What is the number of lines in these entries that contain "this"? State it alone.

*Stored records*:
[START]
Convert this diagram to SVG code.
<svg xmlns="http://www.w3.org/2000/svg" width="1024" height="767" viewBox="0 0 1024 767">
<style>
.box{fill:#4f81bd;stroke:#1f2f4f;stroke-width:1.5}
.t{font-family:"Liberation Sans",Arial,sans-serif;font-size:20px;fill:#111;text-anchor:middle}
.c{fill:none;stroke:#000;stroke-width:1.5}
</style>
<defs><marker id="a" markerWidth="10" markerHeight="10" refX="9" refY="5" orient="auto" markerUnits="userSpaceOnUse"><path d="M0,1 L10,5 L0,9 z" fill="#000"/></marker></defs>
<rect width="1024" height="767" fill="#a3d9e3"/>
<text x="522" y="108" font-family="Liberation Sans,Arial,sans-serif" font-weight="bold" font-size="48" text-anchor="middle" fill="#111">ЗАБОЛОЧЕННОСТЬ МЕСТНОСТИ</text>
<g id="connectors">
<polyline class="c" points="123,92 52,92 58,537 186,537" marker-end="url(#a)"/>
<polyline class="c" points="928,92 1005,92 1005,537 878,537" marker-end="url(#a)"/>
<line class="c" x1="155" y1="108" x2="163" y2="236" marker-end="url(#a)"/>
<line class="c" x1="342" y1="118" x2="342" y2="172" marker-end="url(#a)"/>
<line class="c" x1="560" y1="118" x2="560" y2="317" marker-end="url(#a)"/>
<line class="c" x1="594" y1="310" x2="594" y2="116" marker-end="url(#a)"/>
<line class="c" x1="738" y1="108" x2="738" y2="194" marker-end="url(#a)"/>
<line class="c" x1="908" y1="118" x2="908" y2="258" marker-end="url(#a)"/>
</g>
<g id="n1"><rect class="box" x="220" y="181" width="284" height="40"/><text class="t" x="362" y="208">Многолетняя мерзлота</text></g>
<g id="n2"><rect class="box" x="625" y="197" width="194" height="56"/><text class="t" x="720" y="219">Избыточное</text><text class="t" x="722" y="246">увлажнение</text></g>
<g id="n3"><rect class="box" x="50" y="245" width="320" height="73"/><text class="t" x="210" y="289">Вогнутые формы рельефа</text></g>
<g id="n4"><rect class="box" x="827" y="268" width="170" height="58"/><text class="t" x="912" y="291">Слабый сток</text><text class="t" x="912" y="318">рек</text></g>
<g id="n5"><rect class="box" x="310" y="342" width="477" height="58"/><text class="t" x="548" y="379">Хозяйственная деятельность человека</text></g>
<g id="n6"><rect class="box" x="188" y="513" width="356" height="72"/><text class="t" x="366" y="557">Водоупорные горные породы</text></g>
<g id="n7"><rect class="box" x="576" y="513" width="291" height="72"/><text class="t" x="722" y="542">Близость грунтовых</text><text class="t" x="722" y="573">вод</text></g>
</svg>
[END]
[START]
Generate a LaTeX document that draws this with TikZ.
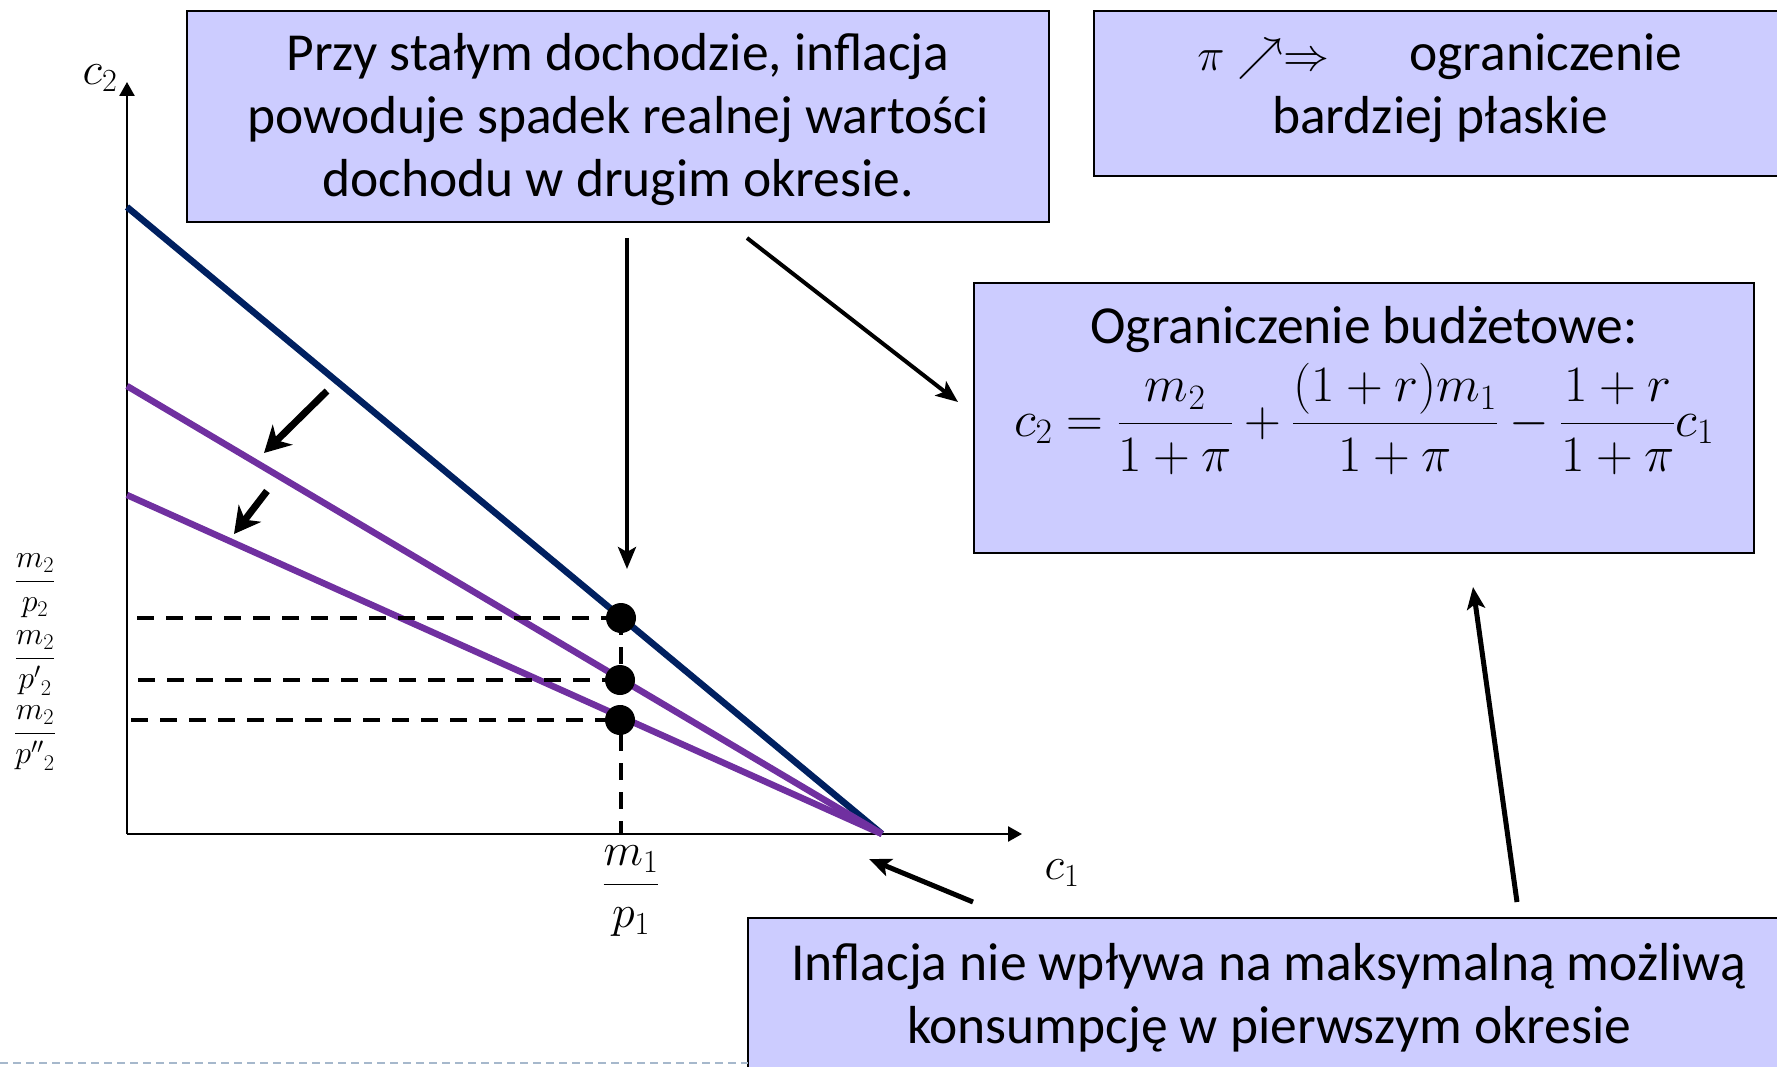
[END]
[START]
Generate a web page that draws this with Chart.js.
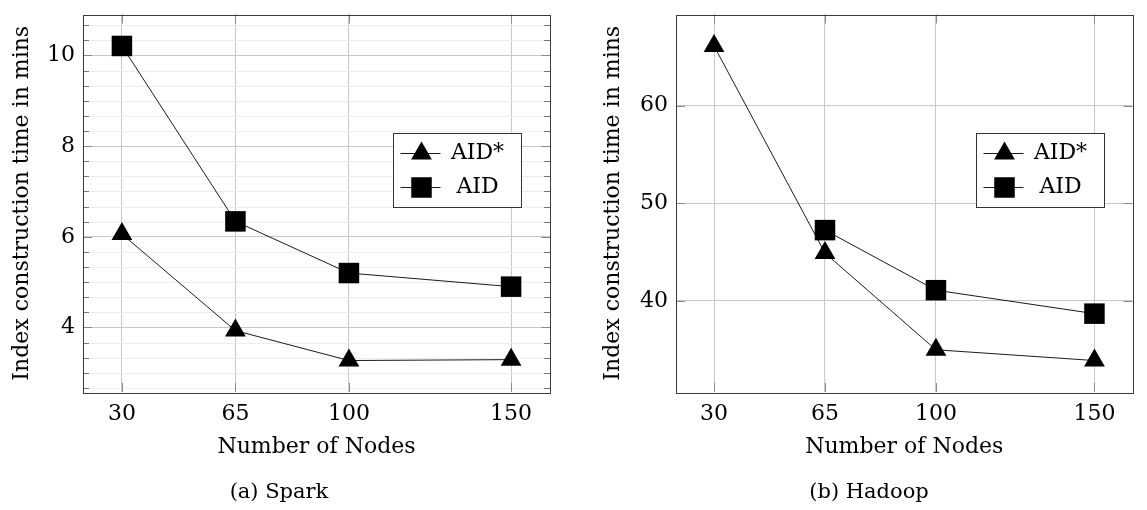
[END]
*Response to the task*:
3